▶ _The request_:
Exactly the lines from the line containing "Write a Python" through the line containing "plt.rcParams['mathtext.default'] = 'regular'" are to be echoed, with both included and pictures left out.

◇ ◇ ◇ ◇ ◇

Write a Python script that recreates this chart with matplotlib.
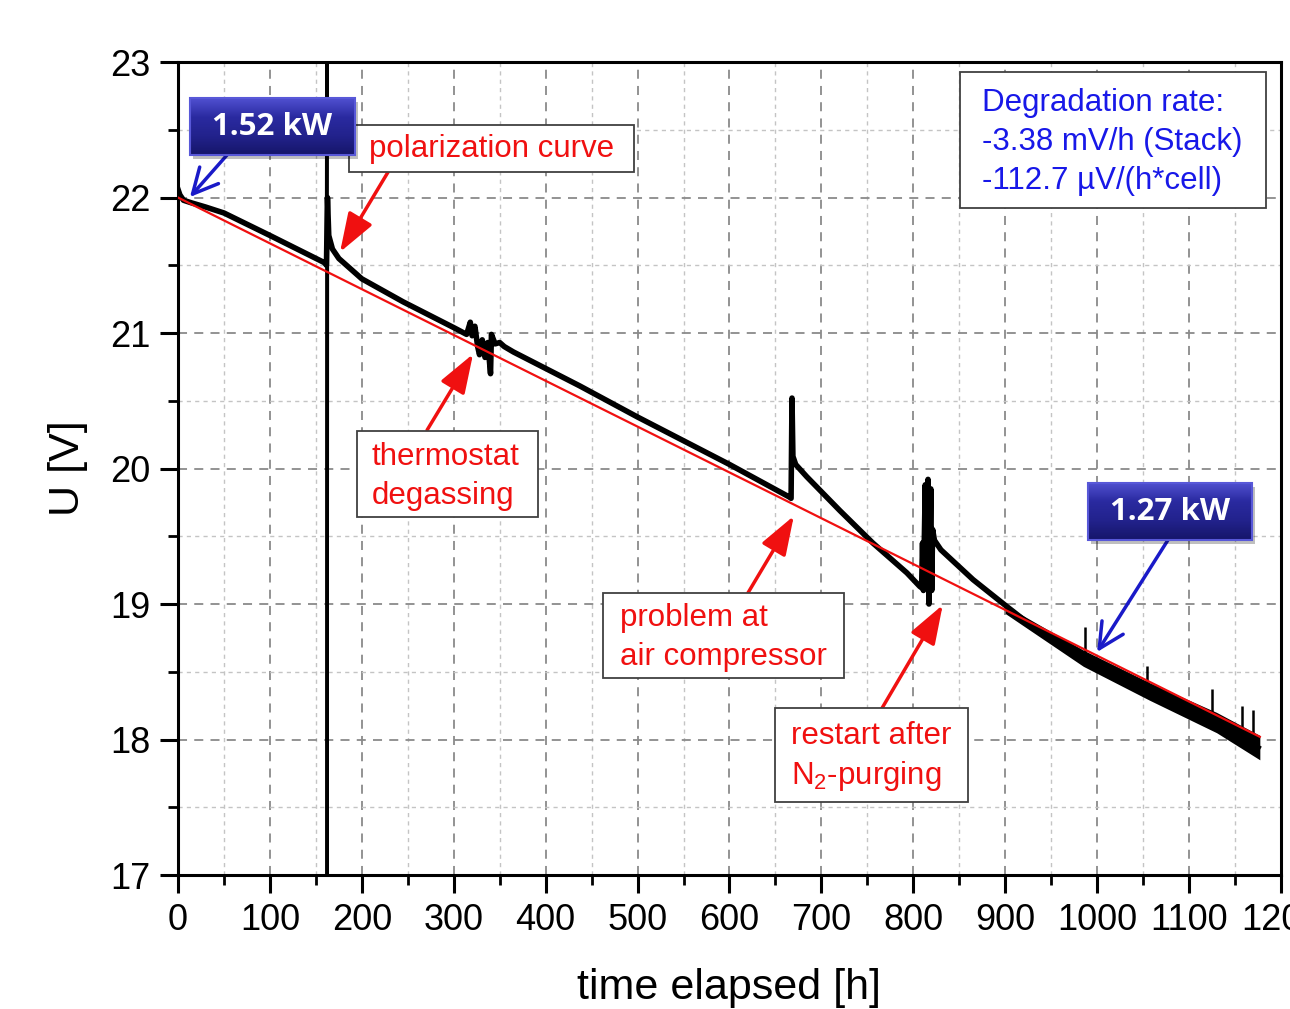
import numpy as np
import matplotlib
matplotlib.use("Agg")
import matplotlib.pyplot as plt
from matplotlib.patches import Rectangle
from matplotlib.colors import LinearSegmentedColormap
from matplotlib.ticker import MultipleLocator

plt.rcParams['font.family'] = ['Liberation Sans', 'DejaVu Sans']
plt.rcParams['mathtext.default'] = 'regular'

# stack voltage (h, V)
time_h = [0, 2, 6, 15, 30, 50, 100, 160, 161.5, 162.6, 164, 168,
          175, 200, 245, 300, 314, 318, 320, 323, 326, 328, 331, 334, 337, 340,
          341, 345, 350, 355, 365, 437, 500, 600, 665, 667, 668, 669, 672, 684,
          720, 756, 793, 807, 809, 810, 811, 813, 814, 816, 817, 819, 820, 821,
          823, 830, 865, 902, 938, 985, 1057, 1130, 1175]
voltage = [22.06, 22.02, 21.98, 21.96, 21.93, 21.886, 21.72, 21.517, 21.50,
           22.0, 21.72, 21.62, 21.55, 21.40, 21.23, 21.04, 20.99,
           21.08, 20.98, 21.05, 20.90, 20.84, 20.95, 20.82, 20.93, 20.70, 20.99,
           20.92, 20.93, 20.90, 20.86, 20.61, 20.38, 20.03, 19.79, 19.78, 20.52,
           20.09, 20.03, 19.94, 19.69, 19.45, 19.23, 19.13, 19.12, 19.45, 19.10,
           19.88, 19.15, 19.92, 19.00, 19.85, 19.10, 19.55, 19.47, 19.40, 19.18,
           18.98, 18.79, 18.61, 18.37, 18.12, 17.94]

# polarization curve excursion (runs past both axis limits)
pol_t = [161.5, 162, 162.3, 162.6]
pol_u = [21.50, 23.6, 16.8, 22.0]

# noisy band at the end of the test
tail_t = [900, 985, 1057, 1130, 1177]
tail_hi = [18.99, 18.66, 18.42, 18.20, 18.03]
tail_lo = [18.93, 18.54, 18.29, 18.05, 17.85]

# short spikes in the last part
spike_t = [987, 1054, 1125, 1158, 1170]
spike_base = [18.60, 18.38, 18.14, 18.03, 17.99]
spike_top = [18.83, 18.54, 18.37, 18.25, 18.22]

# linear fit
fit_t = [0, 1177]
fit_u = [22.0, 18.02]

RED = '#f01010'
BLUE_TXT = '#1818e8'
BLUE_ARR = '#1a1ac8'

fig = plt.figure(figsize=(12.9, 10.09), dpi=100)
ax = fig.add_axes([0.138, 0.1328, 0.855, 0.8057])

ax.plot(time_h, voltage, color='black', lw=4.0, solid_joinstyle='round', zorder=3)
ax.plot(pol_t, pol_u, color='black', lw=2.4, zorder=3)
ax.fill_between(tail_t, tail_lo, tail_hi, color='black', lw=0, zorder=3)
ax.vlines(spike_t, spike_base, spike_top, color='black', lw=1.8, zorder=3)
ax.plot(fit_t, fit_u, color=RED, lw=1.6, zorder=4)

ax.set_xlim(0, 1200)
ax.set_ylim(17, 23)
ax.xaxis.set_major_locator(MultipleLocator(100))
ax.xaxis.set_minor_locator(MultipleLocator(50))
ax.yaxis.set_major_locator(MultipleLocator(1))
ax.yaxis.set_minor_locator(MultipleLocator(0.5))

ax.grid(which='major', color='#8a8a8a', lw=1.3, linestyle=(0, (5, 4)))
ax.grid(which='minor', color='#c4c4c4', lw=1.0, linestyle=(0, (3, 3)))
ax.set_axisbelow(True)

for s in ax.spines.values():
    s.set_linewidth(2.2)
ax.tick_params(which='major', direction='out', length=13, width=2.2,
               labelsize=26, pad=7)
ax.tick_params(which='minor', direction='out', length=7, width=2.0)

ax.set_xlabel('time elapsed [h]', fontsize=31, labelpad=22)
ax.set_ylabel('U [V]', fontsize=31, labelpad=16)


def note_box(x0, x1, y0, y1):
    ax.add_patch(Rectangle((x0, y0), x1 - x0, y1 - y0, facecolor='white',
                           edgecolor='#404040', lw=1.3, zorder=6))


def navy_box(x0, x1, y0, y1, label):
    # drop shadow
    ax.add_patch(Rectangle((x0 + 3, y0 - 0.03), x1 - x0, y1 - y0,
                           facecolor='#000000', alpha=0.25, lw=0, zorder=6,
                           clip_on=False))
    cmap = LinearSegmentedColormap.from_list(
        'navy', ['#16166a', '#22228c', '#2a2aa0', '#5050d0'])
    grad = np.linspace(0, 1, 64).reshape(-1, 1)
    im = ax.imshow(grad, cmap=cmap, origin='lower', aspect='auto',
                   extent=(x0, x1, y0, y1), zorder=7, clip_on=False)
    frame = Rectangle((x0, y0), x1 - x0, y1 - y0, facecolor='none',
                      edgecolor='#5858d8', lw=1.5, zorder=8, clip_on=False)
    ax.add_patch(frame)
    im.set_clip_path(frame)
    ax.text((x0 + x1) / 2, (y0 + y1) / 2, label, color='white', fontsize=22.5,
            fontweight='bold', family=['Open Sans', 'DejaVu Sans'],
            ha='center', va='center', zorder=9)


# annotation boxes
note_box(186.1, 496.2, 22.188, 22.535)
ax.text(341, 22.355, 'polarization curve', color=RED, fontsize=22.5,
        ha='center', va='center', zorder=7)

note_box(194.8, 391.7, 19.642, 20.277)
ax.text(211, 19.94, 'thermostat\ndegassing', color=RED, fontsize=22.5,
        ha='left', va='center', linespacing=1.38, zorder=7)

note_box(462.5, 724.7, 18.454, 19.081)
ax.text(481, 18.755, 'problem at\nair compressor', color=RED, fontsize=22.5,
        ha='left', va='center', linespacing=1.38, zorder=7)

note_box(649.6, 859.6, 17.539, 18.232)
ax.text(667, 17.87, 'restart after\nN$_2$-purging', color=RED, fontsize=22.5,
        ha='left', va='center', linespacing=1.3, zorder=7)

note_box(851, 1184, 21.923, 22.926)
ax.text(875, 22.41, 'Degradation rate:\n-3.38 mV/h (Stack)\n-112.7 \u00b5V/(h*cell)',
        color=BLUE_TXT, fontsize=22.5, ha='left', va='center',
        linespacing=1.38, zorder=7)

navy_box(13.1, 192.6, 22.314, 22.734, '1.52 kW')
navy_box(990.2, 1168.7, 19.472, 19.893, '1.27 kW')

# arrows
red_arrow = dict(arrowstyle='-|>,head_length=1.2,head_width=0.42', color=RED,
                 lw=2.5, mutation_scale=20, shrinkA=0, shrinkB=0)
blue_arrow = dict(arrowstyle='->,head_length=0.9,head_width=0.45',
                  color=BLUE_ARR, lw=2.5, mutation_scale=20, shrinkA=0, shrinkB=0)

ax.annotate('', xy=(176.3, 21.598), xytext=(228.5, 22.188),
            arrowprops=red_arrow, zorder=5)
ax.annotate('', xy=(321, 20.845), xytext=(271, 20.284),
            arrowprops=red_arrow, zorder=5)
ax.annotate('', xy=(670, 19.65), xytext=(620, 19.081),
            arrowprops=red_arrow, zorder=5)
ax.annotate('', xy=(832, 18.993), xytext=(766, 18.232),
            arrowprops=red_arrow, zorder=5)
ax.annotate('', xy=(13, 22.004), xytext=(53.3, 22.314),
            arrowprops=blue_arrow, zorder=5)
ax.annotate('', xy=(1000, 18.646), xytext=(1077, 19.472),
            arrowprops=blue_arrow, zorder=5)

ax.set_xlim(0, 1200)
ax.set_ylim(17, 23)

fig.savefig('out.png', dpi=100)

◇ ◇ ◇ ◇ ◇

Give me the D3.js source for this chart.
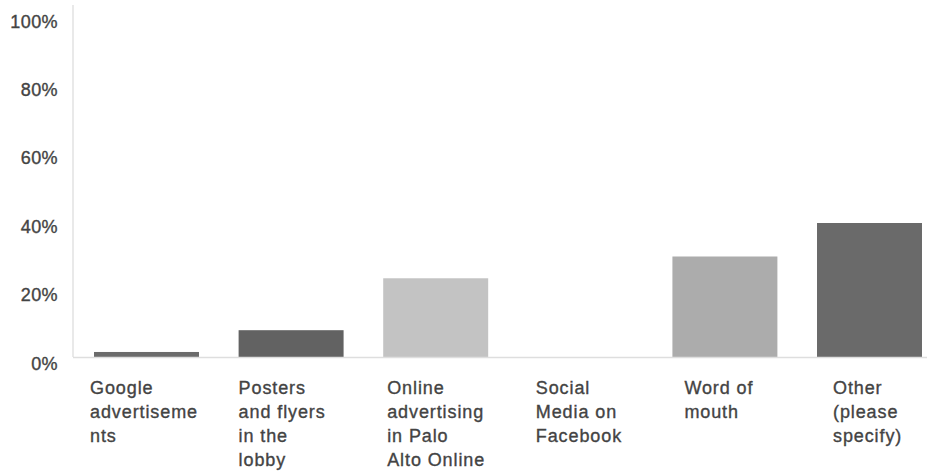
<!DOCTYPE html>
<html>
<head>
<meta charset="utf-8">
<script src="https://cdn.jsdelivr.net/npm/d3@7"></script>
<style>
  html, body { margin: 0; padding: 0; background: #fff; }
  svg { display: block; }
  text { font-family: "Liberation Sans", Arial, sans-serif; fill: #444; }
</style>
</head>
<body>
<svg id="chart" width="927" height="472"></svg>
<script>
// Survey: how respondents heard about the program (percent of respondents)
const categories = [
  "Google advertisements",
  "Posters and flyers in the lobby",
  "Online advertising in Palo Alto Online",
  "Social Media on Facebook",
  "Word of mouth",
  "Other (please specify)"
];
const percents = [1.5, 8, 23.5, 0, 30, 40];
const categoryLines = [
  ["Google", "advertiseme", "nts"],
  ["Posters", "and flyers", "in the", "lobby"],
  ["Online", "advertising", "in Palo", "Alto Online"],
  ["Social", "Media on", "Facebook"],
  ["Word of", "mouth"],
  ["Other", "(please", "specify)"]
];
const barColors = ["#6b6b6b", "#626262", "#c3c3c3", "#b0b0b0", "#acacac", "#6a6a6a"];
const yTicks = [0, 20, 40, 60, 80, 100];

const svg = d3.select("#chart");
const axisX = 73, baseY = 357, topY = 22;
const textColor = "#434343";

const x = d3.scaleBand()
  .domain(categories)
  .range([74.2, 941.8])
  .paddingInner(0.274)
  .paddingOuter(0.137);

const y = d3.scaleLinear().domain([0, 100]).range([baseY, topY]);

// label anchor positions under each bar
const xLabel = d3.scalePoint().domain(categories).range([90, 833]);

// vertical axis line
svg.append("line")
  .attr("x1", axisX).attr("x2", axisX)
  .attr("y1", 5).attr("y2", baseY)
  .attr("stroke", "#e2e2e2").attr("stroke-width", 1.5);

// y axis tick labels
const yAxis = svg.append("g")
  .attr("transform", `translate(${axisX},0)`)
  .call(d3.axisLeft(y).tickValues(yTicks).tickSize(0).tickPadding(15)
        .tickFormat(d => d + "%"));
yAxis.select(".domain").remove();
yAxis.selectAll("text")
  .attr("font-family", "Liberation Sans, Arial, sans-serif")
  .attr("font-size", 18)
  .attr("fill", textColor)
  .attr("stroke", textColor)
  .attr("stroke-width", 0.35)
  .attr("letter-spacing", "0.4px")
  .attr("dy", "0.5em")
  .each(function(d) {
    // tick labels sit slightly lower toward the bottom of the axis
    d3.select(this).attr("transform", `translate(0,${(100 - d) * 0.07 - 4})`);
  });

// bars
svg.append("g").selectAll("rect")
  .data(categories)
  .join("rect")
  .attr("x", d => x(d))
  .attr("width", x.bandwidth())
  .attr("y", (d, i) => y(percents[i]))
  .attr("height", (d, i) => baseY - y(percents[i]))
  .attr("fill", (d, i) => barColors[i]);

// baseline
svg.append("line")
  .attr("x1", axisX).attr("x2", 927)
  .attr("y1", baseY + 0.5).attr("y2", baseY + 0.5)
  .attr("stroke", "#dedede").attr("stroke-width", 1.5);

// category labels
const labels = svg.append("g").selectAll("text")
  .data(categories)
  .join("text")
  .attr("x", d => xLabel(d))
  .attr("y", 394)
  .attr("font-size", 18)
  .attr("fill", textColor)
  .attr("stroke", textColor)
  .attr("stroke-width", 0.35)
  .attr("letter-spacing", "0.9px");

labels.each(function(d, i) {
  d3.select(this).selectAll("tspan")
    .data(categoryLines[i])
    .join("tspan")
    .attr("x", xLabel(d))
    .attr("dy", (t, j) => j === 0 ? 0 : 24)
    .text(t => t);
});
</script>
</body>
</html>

◇ ◇ ◇ ◇ ◇

▶ _Written solution_:
Write a Python script that recreates this chart with matplotlib.
import numpy as np
import matplotlib
matplotlib.use("Agg")
import matplotlib.pyplot as plt
from matplotlib.patches import Rectangle
from matplotlib.colors import LinearSegmentedColormap
from matplotlib.ticker import MultipleLocator

plt.rcParams['font.family'] = ['Liberation Sans', 'DejaVu Sans']
plt.rcParams['mathtext.default'] = 'regular'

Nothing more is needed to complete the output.